Restate all the material verbatim, except for the pictures.

»»

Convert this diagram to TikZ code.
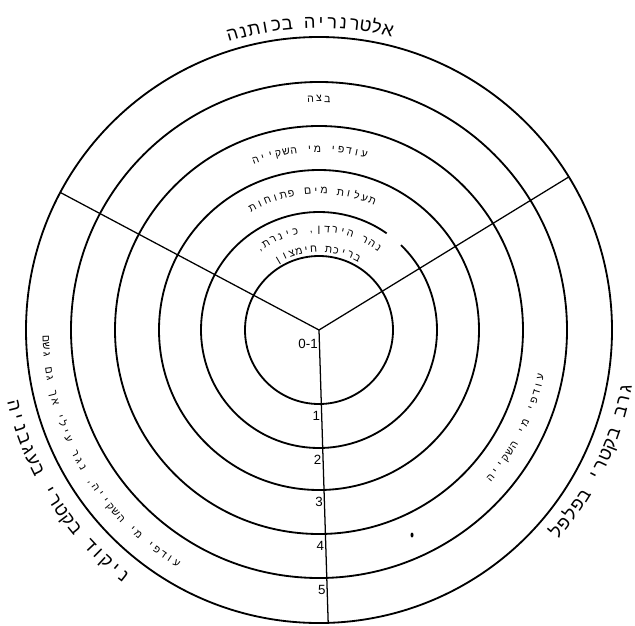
\documentclass[tikz,border=0pt]{standalone}
\usepackage{fontspec}
\setmainfont{Liberation Sans}
\newfontfamily\hebfont[Script=Hebrew]{Liberation Sans}
\usetikzlibrary{positioning}

% one letter after another along an arc: name, style, radius, first angle, step, turn, letters
\newcommand{\arclabel}[7]{%
  \foreach \ch [count=\k from 0] in {#7}
    \node[#2, rotate={#4+\k*(#5)+(#6)}] (#1-\k) at ({#4+\k*(#5)}:#3) {\ch};}

\begin{document}
\begin{tikzpicture}[x=0.025cm, y=0.025cm,
  ring/.style={line width=1.3pt},
  spoke/.style={line width=0.9pt},
  biglet/.style={font=\hebfont\fontsize{13}{13}\selectfont, inner sep=0pt, anchor=base},
  smalllet/.style={font=\hebfont\fontsize{7.5}{7.5}\selectfont, inner sep=0pt, anchor=base},
  num/.style={font=\fontsize{9.5}{10}\selectfont, inner sep=1pt, anchor=east}]
\useasboundingbox (-319,-295) rectangle (316,330);

% Rings round the centre
\coordinate (o) at (0,0);
\foreach \r in {74,160,204,248,293} \draw[ring] (o) circle (\r);
\draw[ring] (55:118) arc (55:406:118);

% Three spokes
\coordinate (sl) at (152:293);
\coordinate (sr) at (31.5:293);
\coordinate (sd) at (-88.2:293);
\draw[spoke] (o) -- (sl) (o) -- (sr) (o) -- (sd);

% Distance classes along the lower spoke
\node[num] (n0) at (-88.2:14) {0-1};
\foreach \r [count=\i] in {74,118,160,204,248}
  \node[num] (n\i) at (-88.2:{\r+12}) {\i};

% Top sector
\arclabel{top}{biglet}{302}{77.1}{2.09}{-90}{א,ל,ט,ר,נ,ר,י,ה,{},ב,כ,ו,ת,נ,ה}
\arclabel{swamp}{smalllet}{228}{87.9}{2.1}{-90}{ב,צ,ה}
\arclabel{irrtop}{smalllet}{178}{75.5}{2.5}{-90}{ע,ו,ד,פ,י,{},מ,י,{},ה,ש,ק,י,י,ה}
\arclabel{canal}{smalllet}{136}{67.5}{3.4}{-90}{ת,ע,ל,ו,ת,{},מ,י,ם,{},פ,ת,ו,ח,ו,ת}
\arclabel{river}{smalllet}{98}{54}{4.5}{-90}{נ,ה,ר,{},ה,י,ר,ד,ן,{,},{},כ,י,נ,ר,ת,{,}}
\arclabel{pond}{smalllet}{78}{62}{5.3}{-90}{ב,ר,י,כ,ת,{},ח,י,מ,צ,ו,ן}

% Right sector
\arclabel{right}{biglet}{318}{-10.9}{-2.11}{90}{ג,ר,ב,{},ב,ק,ט,ר,י,{},ב,פ,ל,פ,ל}
\arclabel{irrright}{smalllet}{229.5}{-12}{-2.05}{90}{ע,ו,ד,פ,י,{},מ,י,{},ה,ש,ק,י,י,ה}
\fill (93,-205) ellipse (1.5 and 2.5);

% Left sector
\arclabel{left}{biglet}{320}{231.6}{-2.09}{90}{נ,י,ק,ו,ד,{},ב,ק,ט,ר,י,{},ב,ע,ג,ב,נ,י,ה}
\arclabel{irrleft}{smalllet}{276.5}{238.6}{-1.67}{90}{ע,ו,ד,פ,י,{},מ,י,{},ה,ש,ק,י,י,ה,{,},{},נ,ג,ר,{},ע,י,ל,י,{},א,ך,{},ג,ם,{},ג,ש,ם}
\end{tikzpicture}
\end{document}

««

**Response below:**
Convert this diagram to TikZ code.
\documentclass[tikz,border=0pt]{standalone}
\usepackage{fontspec}
\setmainfont{Liberation Sans}
\newfontfamily\hebfont[Script=Hebrew]{Liberation Sans}
\usetikzlibrary{positioning}

% one letter after another along an arc: name, style, radius, first angle, step, turn, letters
\newcommand{\arclabel}[7]{%
  \foreach \ch [count=\k from 0] in {#7}
    \node[#2, rotate={#4+\k*(#5)+(#6)}] (#1-\k) at ({#4+\k*(#5)}:#3) {\ch};}

\begin{document}
\begin{tikzpicture}[x=0.025cm, y=0.025cm,
  ring/.style={line width=1.3pt},
  spoke/.style={line width=0.9pt},
  biglet/.style={font=\hebfont\fontsize{13}{13}\selectfont, inner sep=0pt, anchor=base},
  smalllet/.style={font=\hebfont\fontsize{7.5}{7.5}\selectfont, inner sep=0pt, anchor=base},
  num/.style={font=\fontsize{9.5}{10}\selectfont, inner sep=1pt, anchor=east}]
\useasboundingbox (-319,-295) rectangle (316,330);

% Rings round the centre
\coordinate (o) at (0,0);
\foreach \r in {74,160,204,248,293} \draw[ring] (o) circle (\r);
\draw[ring] (55:118) arc (55:406:118);

% Three spokes
\coordinate (sl) at (152:293);
\coordinate (sr) at (31.5:293);
\coordinate (sd) at (-88.2:293);
\draw[spoke] (o) -- (sl) (o) -- (sr) (o) -- (sd);

% Distance classes along the lower spoke
\node[num] (n0) at (-88.2:14) {0-1};
\foreach \r [count=\i] in {74,118,160,204,248}
  \node[num] (n\i) at (-88.2:{\r+12}) {\i};

% Top sector
\arclabel{top}{biglet}{302}{77.1}{2.09}{-90}{א,ל,ט,ר,נ,ר,י,ה,{},ב,כ,ו,ת,נ,ה}
\arclabel{swamp}{smalllet}{228}{87.9}{2.1}{-90}{ב,צ,ה}
\arclabel{irrtop}{smalllet}{178}{75.5}{2.5}{-90}{ע,ו,ד,פ,י,{},מ,י,{},ה,ש,ק,י,י,ה}
\arclabel{canal}{smalllet}{136}{67.5}{3.4}{-90}{ת,ע,ל,ו,ת,{},מ,י,ם,{},פ,ת,ו,ח,ו,ת}
\arclabel{river}{smalllet}{98}{54}{4.5}{-90}{נ,ה,ר,{},ה,י,ר,ד,ן,{,},{},כ,י,נ,ר,ת,{,}}
\arclabel{pond}{smalllet}{78}{62}{5.3}{-90}{ב,ר,י,כ,ת,{},ח,י,מ,צ,ו,ן}

% Right sector
\arclabel{right}{biglet}{318}{-10.9}{-2.11}{90}{ג,ר,ב,{},ב,ק,ט,ר,י,{},ב,פ,ל,פ,ל}
\arclabel{irrright}{smalllet}{229.5}{-12}{-2.05}{90}{ע,ו,ד,פ,י,{},מ,י,{},ה,ש,ק,י,י,ה}
\fill (93,-205) ellipse (1.5 and 2.5);

% Left sector
\arclabel{left}{biglet}{320}{231.6}{-2.09}{90}{נ,י,ק,ו,ד,{},ב,ק,ט,ר,י,{},ב,ע,ג,ב,נ,י,ה}
\arclabel{irrleft}{smalllet}{276.5}{238.6}{-1.67}{90}{ע,ו,ד,פ,י,{},מ,י,{},ה,ש,ק,י,י,ה,{,},{},נ,ג,ר,{},ע,י,ל,י,{},א,ך,{},ג,ם,{},ג,ש,ם}
\end{tikzpicture}
\end{document}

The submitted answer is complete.